A key differentiating factor is the marked difference in the proportion of graduates from professional programs who become licensed members and practise in their respective profession. A large proportion of graduates from education, health and law programs pursue licensure, although many law and education graduates work in unrelated occupations. The rates of engineering and architecture graduates obtaining professional licences are significantly lower. In fact, there are as many engineering graduates employed in other occupations that normally require a university degree as there are employed in the engineering profession.
The labour market for professional degree graduates in fields with a narrow range of employment opportunities related to the field of study, as is the case in health and education, are tightly linked to the ratio of available graduates in professional programs to the number of employment opportunities in the profession. In the case of both health and education, government has significant influence over both the supply (number of funded seats in professional programs) and the demand (employment in the profession).
Attempts to manage these labour markets have tended to result in swings between under-supply of new entrants and over-supply without ever achieving a sustainable balance. Lengthy periods of training and long lags in supply responses result in over-reactions to short-term labour market conditions. In the case of teachers, Ontario has produced an estimated 26,000 more qualified teachers than available teaching jobs in the province since 2006. This trend may reverse in the coming decade.
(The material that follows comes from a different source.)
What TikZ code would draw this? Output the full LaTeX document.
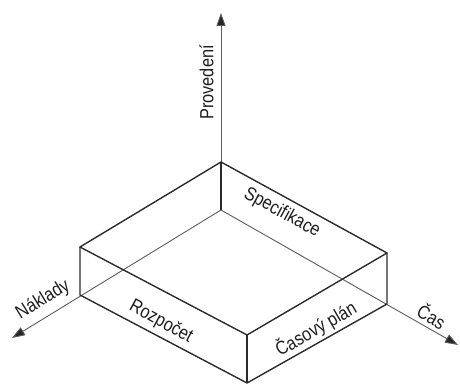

The labour market for graduates from law, engineering and architecture programs is influenced much more by employment demands in the general economy and more broadly related fields. An imbalance between graduation rates and job openings leads to significant employment in fields unrelated to graduates’ university training and also to significant under-employment. This trend is expected to accelerate with continued growth in enrolment in these professional degree programs and increased labour market diversification. A significant increase in law school enrolments in recent years is anticipated to result in 1.6 new licensed lawyers for every new practicing position available over the coming decade.
Although long-term employment projections should always be interpreted as scenarios based on assumptions about growth as well as changes in technology, policy and the regulatory environment,they do serve as a useful baseline for labour market planning. Long-term demographic trends gleaned from labour force statistics and administrative data of professional regulatory bodies show consistent and distinct patterns in retirements and voluntary exits across many regulated professions. Consistent monitoring of these demand-side factors provides a useful tool for tracking short- and medium-term hiring requirements.
The supply side of the equation is determined in large part by changes in enrolment patterns. Enrolments are influenced by swings in attitudes and expectations of prospective students and available program spaces. The latter can be expanded with increased funding, or reduced, although usually with greater resistance. Attitudes and expectations, on the other hand, are deeply rooted and when shifts occur they tend to occur slowly, but markedly; presenting perhaps the biggest challenge to the effective management of labour markets.